Many sponsored patient assistance programs exist to assist patients in affording care. If a patient does not have employer-sponsored health insurance and is ineligible for Medicare and/or Medicaid coverage, individual plans are available.
Doctors and Treatment Facilities: The ideal gastroenterologist and his or her affiliated treatment facilities and hospitals are partners with their patients in managing the treatment of the disease. All should provide features such as close proximity, the latest in diagnostic and treatment technologies, and give patients the time and attention they require.
Preventive Care: In addition to regular screenings advised for all seniors, gastroenterologists may recommend more frequent colonoscopies, as individuals with IBD involving the colon have an increased risk of developing colon cancer.
Extra Support: Depending on your health and mobility, IBD patients may require additional help with medical care and everyday tasks. This may alleviate some of the physical and emotional toll the disease takes on a patient’s life.
Alcohol and Smoking: Alcohol and tobacco affect each IBD patient differently. However, its use should be limited because of its potential for making IBD symptoms worse, damaging the patient’s overall health and interfering with medications.
Diet: While there is no specific diet that will make the inflammation associated with IBD better or worse, for any individual, certain foods may worsen symptoms. The patient’s doctor, nurse, or dietitian may outline a diet that meets his or her specific needs. It is important to stick to this plan to ensure your nutritional and caloric needs are met and flares are kept to a minimum.
Hydration: Seniors are less able to withstand dehydration, which may occur with diarrhea. It is advisable for seniors to drink plenty of fluids, even with infrequent diarrhea.
Medication: One of the easiest ways to manage IBD is by regularly taking prescribed medication.
Unfortunately, it’s just as easy to forget. Sticking to a routine, setting reminders, and utilizing pill counters are just a few ways of ensuring the patient gets every dose.
Preventive Treatments: In addition to IBD medications, IBD patients may be taking one or more medications to prevent certain illnesses, such as low-dose aspirin or warfarin following a heart attack. These medications may interact with those for IBD, or worsen IBD symptoms. It is important for patients to tell their doctor about all of the medications they are taking, and alert his or her physician if they suspect a problem.
Journaling: Patients may need to keep a daily journal to write down information on items such as meals and activities, along with specific details regarding each flare he or she experiences. In time, patterns may help the patient and their doctor understand why they happen, and how to avoid them.
Medical Knowledge and Records: It is important for patients to maintain a complete and current file of their medical records and understand of all their diseases for successful disease management. Along with copies of doctor’s notes and laboratory, endoscopy, pathology, and radiology reports, patients should know:
Mind and Body
The public may see IBD as nothing more than a set of physical symptoms, but anyone living with one of these diseases knows that the emotional toll can be even more challenging. IBD patients are at risk for a number of psychological problems, including depression, anxiety, social isolation, and negative self image.

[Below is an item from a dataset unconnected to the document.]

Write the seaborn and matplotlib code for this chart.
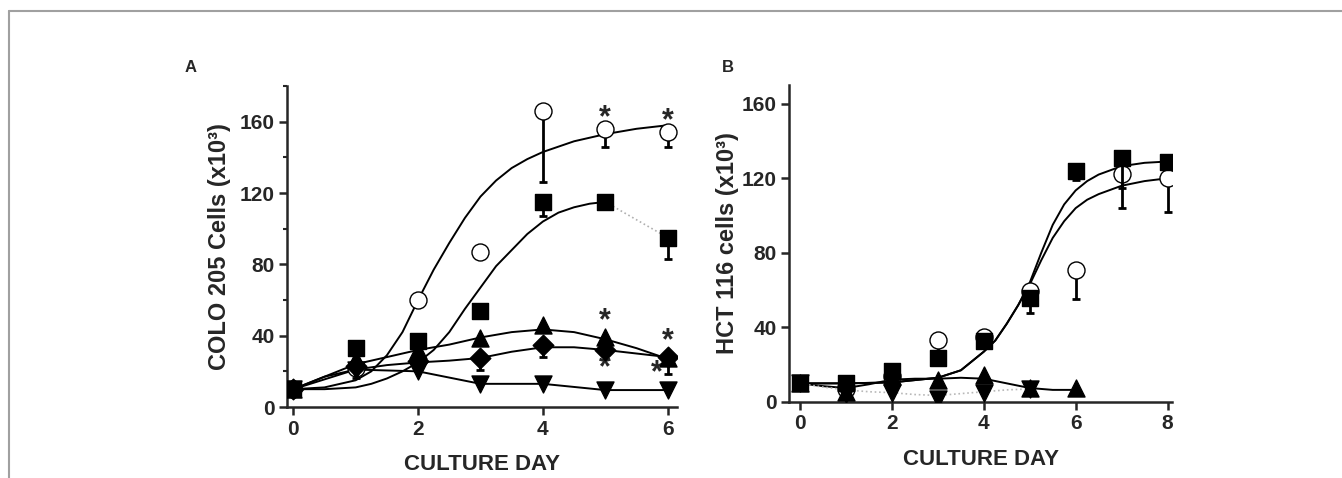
import numpy as np
import pandas as pd
import matplotlib
matplotlib.use("Agg")
import matplotlib.pyplot as plt
from matplotlib.lines import Line2D
from matplotlib.ticker import MultipleLocator
import seaborn as sns

# ---- Panel A: COLO 205 (measured points) ----
days_a = [0, 1, 2, 3, 4, 5, 6]
a_circle = [10, 22, 60, 87, 166, 156, 154]
a_circle_err = [0, 6, 2, 2, 40, 10, 8]  # lower error only
a_square = [10, 33, 37, 54, 115, 115, 95]
a_square_err = [0, 0, 0, 0, 8, 0, 12]
a_tri_up = [10, 27, 32, 38.5, 46, 39, 27.5]
a_tri_up_err = [0, 0, 0, 0, 0, 0, 9]
a_diamond = [10, 23, 26, 27.5, 35, 32, 28]
a_diamond_err = [0, 0, 3, 7, 7, 0, 0]
a_tri_down = [10, 21, 20, 13, 13, 9.5, 9.5]
a_tri_down_err = [0, 0, 0, 0, 0, 0, 0]

# fitted curves (panel A)
fit_x_a = [0, 0.5, 1.0, 1.25, 1.5, 1.75, 2.0, 2.25, 2.5, 2.75, 3.0, 3.25,
           3.5, 3.75, 4.0, 4.5, 5.0, 5.5, 6.0]
fit_circle_a = [10, 11, 15, 20, 29, 42, 60, 77, 92, 106, 118, 127,
                134, 139, 143, 149, 153, 156, 158]
fit_x_sq_a = [0, 0.5, 1.0, 1.25, 1.5, 1.75, 2.0, 2.25, 2.5, 2.75, 3.0, 3.25,
              3.5, 3.75, 4.0, 4.25, 4.5, 4.75, 5.0]
fit_square_a = [10, 10, 11, 13, 16, 20, 25, 32, 42, 55, 67, 79,
                88, 97, 104, 109, 112, 114, 115]
fit_x_small_a = [0, 0.5, 1.0, 1.5, 2.0, 2.5, 3.0, 3.5, 4.0, 4.5, 5.0, 5.5, 6.0]
fit_tri_up_a = [10, 17, 24, 28, 32, 35, 39, 42, 43.5, 42, 38, 33, 27]
fit_diamond_a = [10, 17, 21, 23.5, 25, 26, 27.5, 31, 33.5, 33.5, 32, 30, 28]

# asterisks (day, value) panel A
stars_a_x = [5, 6, 5, 6, 5, 5.83]
stars_a_y = [162, 160, 48, 37, 22, 19]

# ---- Panel B: HCT 116 (measured points) ----
days_b = [0, 1, 2, 3, 4, 5, 6, 7, 8]
b_square = [10, 10, 16.5, 23.5, 32.5, 56, 124, 131, 129]
b_square_err = [0, 0, 0, 0, 0, 8, 5, 16, 0]
b_circle = [10, 7, 14, 33, 35, 59.5, 71, 122.5, 120]
b_circle_err = [0, 0, 0, 6, 0, 0, 15.5, 18.5, 18]
days_b_small = [0, 1, 2, 3, 4, 5, 6]
b_tri_up = [10, 5.5, 14, 11.7, 14.4, 7.5, 7.5]
days_b_down = [0, 1, 2, 3, 4, 5]
b_tri_down = [10, 4.5, 4.8, 1.6, 4.8, 7]

fit_x_b = [0, 1, 2, 3, 3.5, 4, 4.25, 4.5, 4.75, 5.0, 5.25, 5.5, 5.75,
           6.0, 6.25, 6.5, 7.0, 7.5, 8.0]
fit_square_b = [10, 10, 10.5, 13, 17, 27, 33, 42, 52, 64, 80, 95, 106,
                113.5, 118.5, 122, 126.5, 128.3, 129]
fit_circle_b = [10, 10, 10.5, 13, 17, 27, 33, 42, 52, 63, 76, 88, 97,
                104, 108.5, 111.5, 116, 118.5, 120]
fit_x_tri_b = [0, 0.5, 1.0, 1.5, 2.0, 2.5, 3.0, 3.5, 4.0, 4.5, 5.0, 5.5, 6.0]
fit_tri_up_b = [10, 8.5, 7.5, 9.5, 12, 12.5, 12.5, 13, 12.5, 10, 7.5, 6.5, 6.5]
fit_x_down_b = [0, 0.5, 1, 1.5, 2, 2.5, 3, 3.5, 4, 4.5, 5]
fit_tri_down_b = [10, 8, 6.5, 5.5, 5, 4, 3.5, 4.5, 5.5, 6.5, 7]

sns.set_style("ticks")
plt.rcParams['font.family'] = ['Liberation Sans', 'DejaVu Sans']
plt.rcParams['font.weight'] = 'bold'
plt.rcParams['axes.labelweight'] = 'bold'

fig = plt.figure(figsize=(13.42, 4.78), dpi=100)
ax_a = fig.add_axes([0.2139, 0.1485, 0.2906, 0.6716])
ax_b = fig.add_axes([0.588, 0.159, 0.2854, 0.663])

# thin grey frame around the figure
fig.add_artist(Line2D([9 / 1342, 1], [1 - 11 / 478, 1 - 11 / 478], color='#a0a0a0', lw=1.5))
fig.add_artist(Line2D([9 / 1342, 9 / 1342], [0, 1 - 11 / 478], color='#a0a0a0', lw=1.5))

curve_kw = dict(color='black', linewidth=1.4, estimator=None, sort=False, legend=False)


def fit_line(ax, x, y, **kw):
    df = pd.DataFrame({'x': x, 'y': y})
    opts = dict(curve_kw)
    opts.update(kw)
    sns.lineplot(data=df, x='x', y='y', ax=ax, **opts)


def points(ax, x, y, err, marker, face, size, z=4):
    x = np.asarray(x, dtype=float)
    y = np.asarray(y, dtype=float)
    err = np.asarray(err, dtype=float)
    m = err > 0
    if m.any():
        ax.errorbar(x[m], y[m], yerr=[err[m], np.zeros(m.sum())], fmt='none',
                    ecolor='black', elinewidth=2, capsize=3, capthick=2, zorder=z - 1)
    df = pd.DataFrame({'x': x, 'y': y})
    sns.scatterplot(data=df, x='x', y='y', ax=ax, marker=marker, s=size,
                    color=face, edgecolor='black', linewidth=1.0, zorder=z, legend=False)


# ---- Panel A ----
fit_line(ax_a, fit_x_a, fit_circle_a)
fit_line(ax_a, fit_x_sq_a, fit_square_a)
fit_line(ax_a, fit_x_small_a, fit_tri_up_a)
fit_line(ax_a, fit_x_small_a, fit_diamond_a)
fit_line(ax_a, days_a, a_tri_down)
fit_line(ax_a, days_a[5:], a_square[5:], color='#b0b0b0', linestyle=':', linewidth=1.2)

points(ax_a, days_a, a_circle, a_circle_err, 'o', 'white', 150, z=3)
points(ax_a, days_a, a_tri_down, a_tri_down_err, 'v', 'black', 150)
points(ax_a, days_a, a_diamond, a_diamond_err, 'D', 'black', 110)
points(ax_a, days_a, a_tri_up, a_tri_up_err, '^', 'black', 150)
points(ax_a, days_a, a_square, a_square_err, 's', 'black', 130)

for sx, sy in zip(stars_a_x, stars_a_y):
    ax_a.text(sx, sy, '*', ha='center', va='center', fontsize=22, fontweight='bold')

ax_a.set_xlim(-0.1, 6.15)
ax_a.set_ylim(0, 180)
ax_a.set_xticks([0, 2, 4, 6])
ax_a.set_yticks([0, 40, 80, 120, 160])
ax_a.yaxis.set_minor_locator(MultipleLocator(20))
ax_a.set_xlabel('CULTURE DAY', fontsize=16, fontweight='bold', labelpad=11)
ax_a.set_ylabel('COLO 205 Cells (x10³)', fontsize=17, fontweight='bold', labelpad=6)

# ---- Panel B ----
fit_line(ax_b, fit_x_b, fit_square_b)
fit_line(ax_b, fit_x_b, fit_circle_b)
fit_line(ax_b, fit_x_tri_b, fit_tri_up_b)
fit_line(ax_b, fit_x_down_b, fit_tri_down_b, color='#b8b8b8', linestyle=':', linewidth=1.2)

points(ax_b, days_b[1:], b_circle[1:], b_circle_err[1:], 'o', 'white', 150, z=3)
points(ax_b, days_b_down, b_tri_down, [0] * len(days_b_down), 'v', 'black', 150)
points(ax_b, days_b_small, b_tri_up, [0] * len(days_b_small), '^', 'black', 150)
points(ax_b, days_b, b_square, b_square_err, 's', 'black', 130)

ax_b.set_xlim(-0.24, 8.1)
ax_b.set_ylim(0, 170)
ax_b.set_xticks([0, 2, 4, 6, 8])
ax_b.set_yticks([0, 40, 80, 120, 160])
ax_b.set_xlabel('CULTURE DAY', fontsize=16, fontweight='bold', labelpad=11)
ax_b.set_ylabel('HCT 116 cells (x10³)', fontsize=17, fontweight='bold', labelpad=2)

for ax in (ax_a, ax_b):
    sns.despine(ax=ax)
    for side in ('left', 'bottom'):
        ax.spines[side].set_linewidth(1.8)
    ax.tick_params(axis='both', which='major', length=6, width=1.8, labelsize=15, pad=3)
    ax.tick_params(axis='y', which='minor', length=3, width=1.5)
    for lab in ax.get_xticklabels() + ax.get_yticklabels():
        lab.set_fontweight('bold')

fig.text(185 / 1342, 1 - 67 / 478, 'A', fontsize=12, fontweight='bold', va='center')
fig.text(722 / 1342, 1 - 67 / 478, 'B', fontsize=12, fontweight='bold', va='center')

fig.savefig('out.png', dpi=100)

As part of “self-care,” it is important for patients to monitor their emotional state, and reach out for help when times get too tough to handle alone. Remember, the mind and body interact with each other, so managing one without the other is really not managing either at all. Here are some suggestions:
Support Groups: Whether it is online by computer or face-to-face, joining with other IBD patients to share feelings and experiences may help patients validate their emotions and realize they are not alone. CCFA has more then 40 chapters and affiliates nationwide. Find a local support group and other events in your area by visiting http://www.ccfa.org/chapters/
Therapists: When family and friends aren’t enough to help the patient deal with an emotional problem, seeking the help of a therapist isn’t a sign of weakness, but rather one of wisdom and commitment to his or her health.